Defense: Tehran's navy deploys ships to the Atlantic capable of launching long-range missiles. This is not a joke. This is a dress rehearsal for the day an EMP attack ends our way of life.
'Is it possible for us to witness a world without America and Zionism?" Iran's Mahmoud Ahmadinejad asked at "The World Without Zionism" Tehran conference in 2005. "But you had best know that this slogan and this goal are attainable, and surely can be achieved." He added that Iran had a "war preparation plan" for, as he put it, "the destruction of Anglo-Saxon civilization."
Electromagnetic pulse, or EMP, is not a subject familiar to most Americans. But it's quite familiar to the Iranian military.
It's been practicing for the day when an Iranian missile tipped with a nuclear warhead lifts off from a vessel parked in international waters off our shores, the warhead detonating high above the American heartland, sending electromagnetic waves rippling across the American landscape, frying every electronic circuit within range.
In a July 18 statement, Rear Adm. Habibollah Sayyari said the Iranian navy plans on deploying warships in the Atlantic Ocean as part of a program to ply international waters.
Two days later, another Iranian rear admiral, Seyed Mahmoud Mousavi, revealed for the first time that his navy has equipped a number of its logistic vessels and units with long-range missiles.
The squadron will be equipped with the Nur missile, which is based on China's long-range Silkworm C-802 anti-ship cruise missile and has a 125-mile range and 365-pound warhead.
It is not these ships and their missiles that threaten us, but what comes later as they use these forays to gain experience operating far from Iranian shores.
A simple Scud missile, with a nuclear warhead, could be fired from an inconspicuous freighter in international waters off our coast and detonated high over the U.S.
It would wreak devastation on America's technological, electrical and transportation infrastructure. Masked as a terrorist attack, Iran would have plausible deniability of any responsibility.
Iran has practiced launching and detonating Scuds in midflight, launched from ships in the Caspian Sea. It's also tested high-altitude explosions of its Shahab-3 ballistic missile, a test consistent with an EMP attack.
The warhead need not be of a staggeringly high yield — nor must the missile have an intercontinental range.

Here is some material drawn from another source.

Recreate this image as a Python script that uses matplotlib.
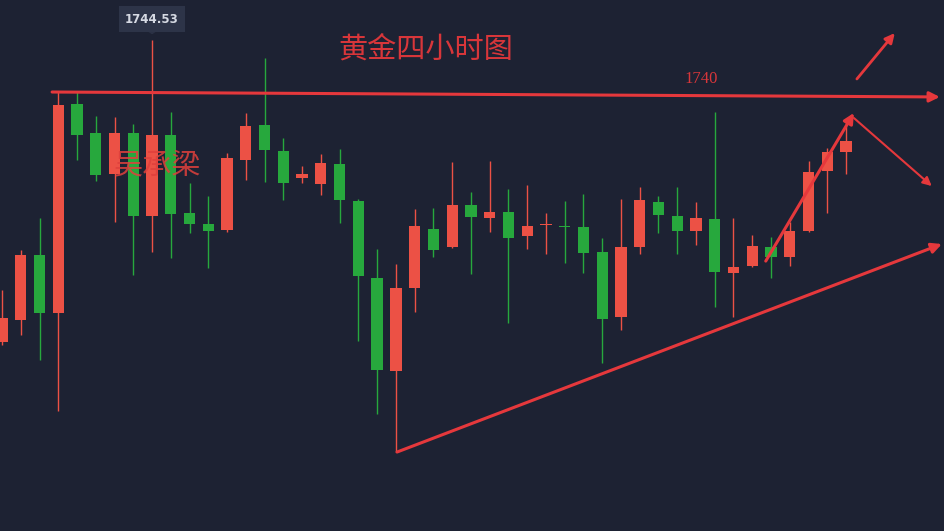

"One nightmare scenario posed," according to Peter Vincent Pry, an expert on EMP who sits on a congressional panel looking into the threat of such a weapon, "was a ship-launched EMP attack against the U.S. by Iran, as this would eliminate the need for Iran to develop an ICBM to deliver a nuclear warhead against the U.S. and could be executed clandestinely, taking the U.S. by surprise."
Sen. Jon Kyl, R-Ariz., calls it the one way we could lose the war on terror.
As he notes, a single nuclear warhead, detonated at the right altitude, would interact with the Earth's atmosphere, producing an electromagnetic pulse radiating down to the surface at the speed of light.
Nobody would be harmed or killed immediately by the blast. But life in the world's largest economy and only superpower would come to a screeching halt as a nation dependent on cutting-edge technology instantly regresses in time by almost a century.
As it is, our shrinking Navy doesn't have enough Aegis-equipped warships to defend Japan and Hawaii against North Korea. How is it also going to protect the Atlantic coast and Europe against this threat, which may now come from a derelict Iranian freighter?
If defense were a priority, we might. Of course, we could always deal with the threat at its source.
Meanwhile, the doomsday clock is ticking.